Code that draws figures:
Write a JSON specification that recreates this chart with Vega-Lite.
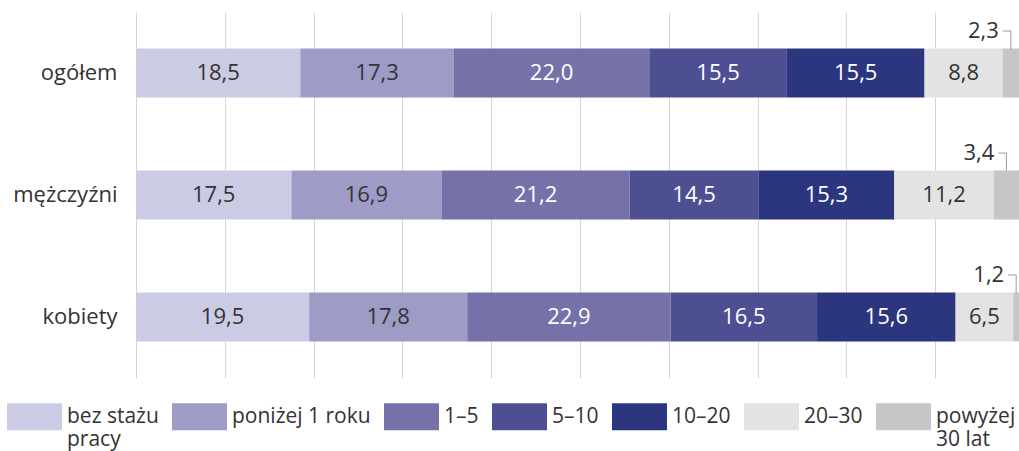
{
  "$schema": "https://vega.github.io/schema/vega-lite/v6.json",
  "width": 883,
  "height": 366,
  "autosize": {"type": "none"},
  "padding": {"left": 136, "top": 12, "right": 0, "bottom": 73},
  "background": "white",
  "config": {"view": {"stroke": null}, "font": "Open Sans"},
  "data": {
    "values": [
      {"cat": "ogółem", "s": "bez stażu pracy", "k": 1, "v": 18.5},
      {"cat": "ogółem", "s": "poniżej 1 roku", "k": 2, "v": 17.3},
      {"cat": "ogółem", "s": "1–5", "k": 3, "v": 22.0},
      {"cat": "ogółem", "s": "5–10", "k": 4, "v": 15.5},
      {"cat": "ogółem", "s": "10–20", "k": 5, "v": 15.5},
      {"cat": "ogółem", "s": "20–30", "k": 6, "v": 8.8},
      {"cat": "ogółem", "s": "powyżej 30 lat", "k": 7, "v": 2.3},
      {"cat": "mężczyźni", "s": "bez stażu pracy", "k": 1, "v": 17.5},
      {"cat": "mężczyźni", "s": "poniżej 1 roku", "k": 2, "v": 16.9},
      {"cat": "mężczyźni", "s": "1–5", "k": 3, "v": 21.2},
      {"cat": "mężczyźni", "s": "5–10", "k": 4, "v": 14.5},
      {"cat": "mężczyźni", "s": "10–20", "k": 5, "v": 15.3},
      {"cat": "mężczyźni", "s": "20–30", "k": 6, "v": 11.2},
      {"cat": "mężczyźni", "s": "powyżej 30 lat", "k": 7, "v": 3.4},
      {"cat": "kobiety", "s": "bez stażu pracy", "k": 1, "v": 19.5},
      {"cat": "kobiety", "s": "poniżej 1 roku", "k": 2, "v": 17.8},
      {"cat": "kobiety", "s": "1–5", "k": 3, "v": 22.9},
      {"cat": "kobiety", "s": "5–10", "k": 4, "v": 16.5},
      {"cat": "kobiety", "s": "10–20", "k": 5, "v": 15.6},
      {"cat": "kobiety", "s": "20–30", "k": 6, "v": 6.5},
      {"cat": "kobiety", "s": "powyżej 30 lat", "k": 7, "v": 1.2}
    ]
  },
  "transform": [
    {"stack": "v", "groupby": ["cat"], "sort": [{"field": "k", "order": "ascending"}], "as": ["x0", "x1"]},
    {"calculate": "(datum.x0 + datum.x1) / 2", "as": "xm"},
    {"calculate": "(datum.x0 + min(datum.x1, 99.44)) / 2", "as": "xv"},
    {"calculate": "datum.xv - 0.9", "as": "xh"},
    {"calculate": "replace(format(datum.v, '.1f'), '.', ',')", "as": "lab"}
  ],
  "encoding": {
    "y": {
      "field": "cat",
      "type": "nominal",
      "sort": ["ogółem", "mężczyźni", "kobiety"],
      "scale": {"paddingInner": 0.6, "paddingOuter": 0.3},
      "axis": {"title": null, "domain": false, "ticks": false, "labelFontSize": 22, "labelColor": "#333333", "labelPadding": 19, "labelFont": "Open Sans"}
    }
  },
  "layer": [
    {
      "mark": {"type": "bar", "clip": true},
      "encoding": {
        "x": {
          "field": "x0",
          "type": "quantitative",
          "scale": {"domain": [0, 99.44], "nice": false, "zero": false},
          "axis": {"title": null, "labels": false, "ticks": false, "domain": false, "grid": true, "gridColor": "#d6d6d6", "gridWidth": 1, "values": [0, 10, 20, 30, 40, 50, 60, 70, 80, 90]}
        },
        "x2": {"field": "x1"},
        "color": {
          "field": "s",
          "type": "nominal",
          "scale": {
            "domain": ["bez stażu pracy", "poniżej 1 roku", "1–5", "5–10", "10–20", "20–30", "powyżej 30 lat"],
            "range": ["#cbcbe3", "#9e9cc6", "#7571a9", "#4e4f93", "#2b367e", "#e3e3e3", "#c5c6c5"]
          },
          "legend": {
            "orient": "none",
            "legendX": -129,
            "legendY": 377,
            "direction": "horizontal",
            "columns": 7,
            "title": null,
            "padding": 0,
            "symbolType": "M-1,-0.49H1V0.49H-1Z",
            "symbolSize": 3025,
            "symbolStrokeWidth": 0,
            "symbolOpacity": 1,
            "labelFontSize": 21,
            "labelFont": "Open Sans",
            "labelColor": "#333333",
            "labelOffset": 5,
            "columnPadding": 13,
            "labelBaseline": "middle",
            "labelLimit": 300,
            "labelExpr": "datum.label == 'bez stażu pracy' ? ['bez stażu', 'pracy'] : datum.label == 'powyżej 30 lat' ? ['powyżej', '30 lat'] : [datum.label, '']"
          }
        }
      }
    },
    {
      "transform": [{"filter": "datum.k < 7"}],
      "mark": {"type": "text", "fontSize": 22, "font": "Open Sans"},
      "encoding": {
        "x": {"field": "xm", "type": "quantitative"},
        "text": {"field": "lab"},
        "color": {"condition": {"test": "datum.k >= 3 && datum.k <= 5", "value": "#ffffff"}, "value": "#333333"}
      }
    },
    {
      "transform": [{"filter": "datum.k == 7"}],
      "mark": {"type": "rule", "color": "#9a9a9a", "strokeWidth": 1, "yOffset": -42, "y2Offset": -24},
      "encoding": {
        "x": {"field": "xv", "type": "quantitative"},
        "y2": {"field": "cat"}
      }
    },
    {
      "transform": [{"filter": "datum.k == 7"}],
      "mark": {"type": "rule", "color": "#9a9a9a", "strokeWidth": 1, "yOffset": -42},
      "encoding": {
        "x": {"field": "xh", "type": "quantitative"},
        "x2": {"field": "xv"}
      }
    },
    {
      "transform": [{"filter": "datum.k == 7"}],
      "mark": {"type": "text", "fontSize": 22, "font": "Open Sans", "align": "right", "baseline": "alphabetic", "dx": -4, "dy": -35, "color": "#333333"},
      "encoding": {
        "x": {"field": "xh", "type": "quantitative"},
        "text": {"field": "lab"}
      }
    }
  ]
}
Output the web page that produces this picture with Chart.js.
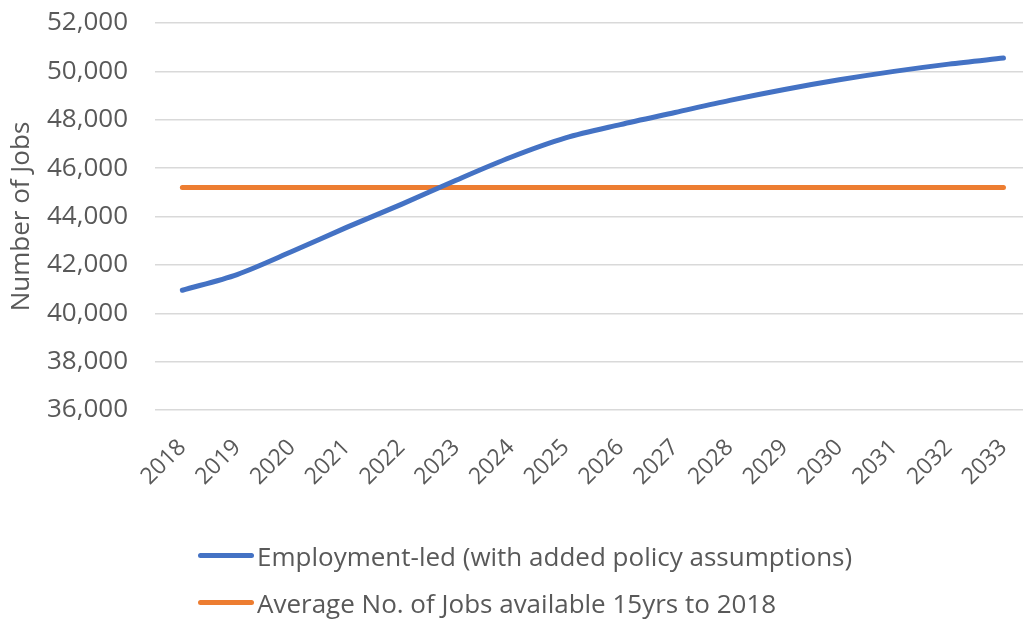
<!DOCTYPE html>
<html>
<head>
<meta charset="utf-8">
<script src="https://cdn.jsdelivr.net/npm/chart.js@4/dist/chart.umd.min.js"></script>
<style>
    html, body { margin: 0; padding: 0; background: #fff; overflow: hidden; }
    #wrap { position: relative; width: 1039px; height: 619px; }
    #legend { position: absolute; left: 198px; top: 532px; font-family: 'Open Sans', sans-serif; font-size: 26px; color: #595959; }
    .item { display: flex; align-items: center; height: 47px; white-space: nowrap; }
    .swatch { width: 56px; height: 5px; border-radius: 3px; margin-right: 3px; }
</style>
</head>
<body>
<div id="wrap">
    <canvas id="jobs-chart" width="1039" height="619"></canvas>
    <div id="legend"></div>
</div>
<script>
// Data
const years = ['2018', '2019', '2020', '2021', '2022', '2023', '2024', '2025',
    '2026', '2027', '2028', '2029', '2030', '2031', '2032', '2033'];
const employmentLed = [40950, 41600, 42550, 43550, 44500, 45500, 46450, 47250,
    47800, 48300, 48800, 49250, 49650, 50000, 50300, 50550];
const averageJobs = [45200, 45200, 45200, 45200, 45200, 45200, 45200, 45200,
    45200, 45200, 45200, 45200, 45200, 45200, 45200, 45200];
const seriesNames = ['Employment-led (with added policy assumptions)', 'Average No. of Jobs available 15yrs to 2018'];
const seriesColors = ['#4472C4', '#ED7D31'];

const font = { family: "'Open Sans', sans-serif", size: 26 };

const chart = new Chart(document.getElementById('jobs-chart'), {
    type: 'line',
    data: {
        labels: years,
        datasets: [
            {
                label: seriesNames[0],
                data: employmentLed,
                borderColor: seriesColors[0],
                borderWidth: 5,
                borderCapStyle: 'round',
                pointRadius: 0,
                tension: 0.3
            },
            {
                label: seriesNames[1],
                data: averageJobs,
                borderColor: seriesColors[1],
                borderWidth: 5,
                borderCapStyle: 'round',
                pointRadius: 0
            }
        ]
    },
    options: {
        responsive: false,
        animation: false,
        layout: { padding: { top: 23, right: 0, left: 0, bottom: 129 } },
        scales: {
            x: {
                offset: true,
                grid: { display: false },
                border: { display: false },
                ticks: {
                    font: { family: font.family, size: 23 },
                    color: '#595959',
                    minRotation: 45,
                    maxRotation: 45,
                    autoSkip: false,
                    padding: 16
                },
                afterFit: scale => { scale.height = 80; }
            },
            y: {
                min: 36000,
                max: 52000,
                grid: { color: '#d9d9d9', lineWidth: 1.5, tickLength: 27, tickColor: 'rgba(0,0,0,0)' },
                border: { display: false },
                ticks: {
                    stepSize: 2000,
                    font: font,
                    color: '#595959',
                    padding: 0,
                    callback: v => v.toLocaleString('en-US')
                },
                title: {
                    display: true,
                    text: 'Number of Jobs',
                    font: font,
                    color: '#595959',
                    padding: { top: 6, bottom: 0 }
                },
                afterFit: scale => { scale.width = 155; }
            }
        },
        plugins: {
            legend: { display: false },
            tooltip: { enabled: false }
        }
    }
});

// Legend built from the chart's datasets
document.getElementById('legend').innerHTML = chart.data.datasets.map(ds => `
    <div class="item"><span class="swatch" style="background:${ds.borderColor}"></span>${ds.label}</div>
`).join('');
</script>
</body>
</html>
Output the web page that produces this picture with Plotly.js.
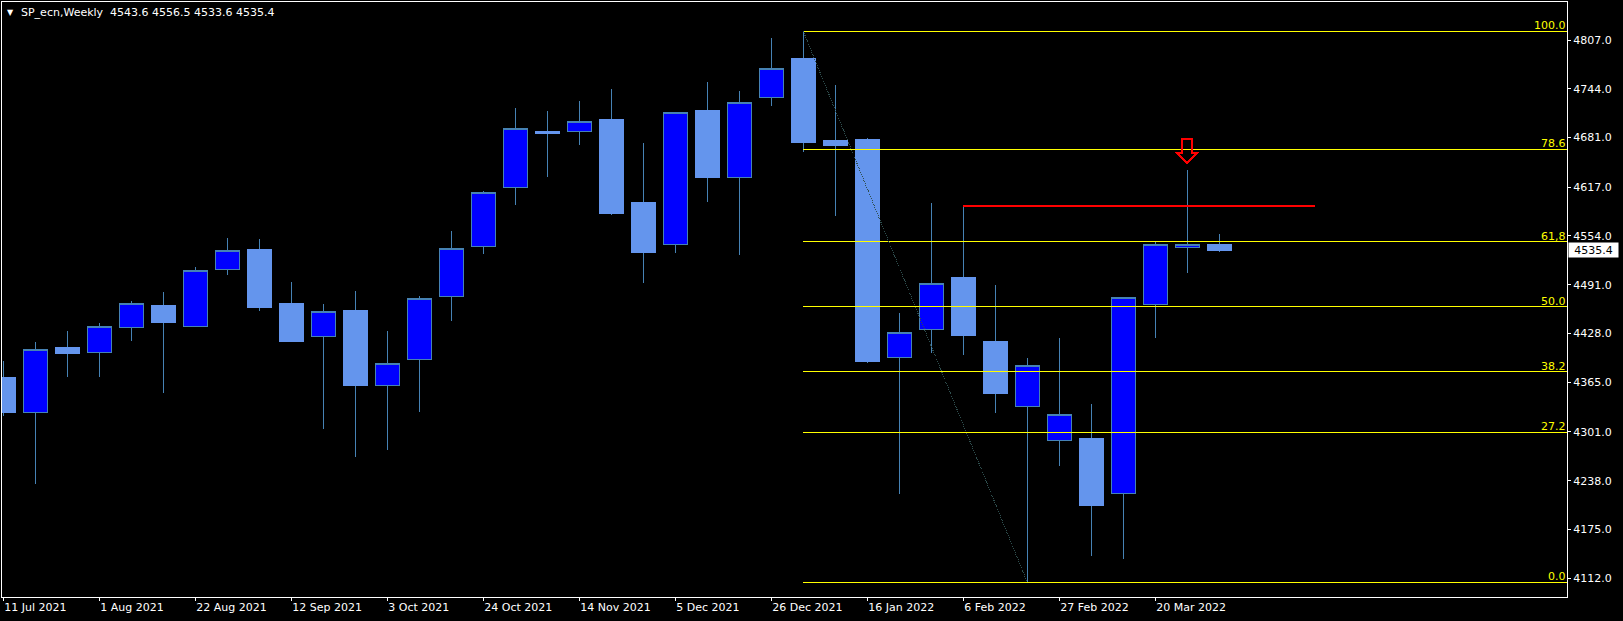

BRIEF: From the records above, report the count of lines containing "produces" and nothing more.

TASK ANSWER: 2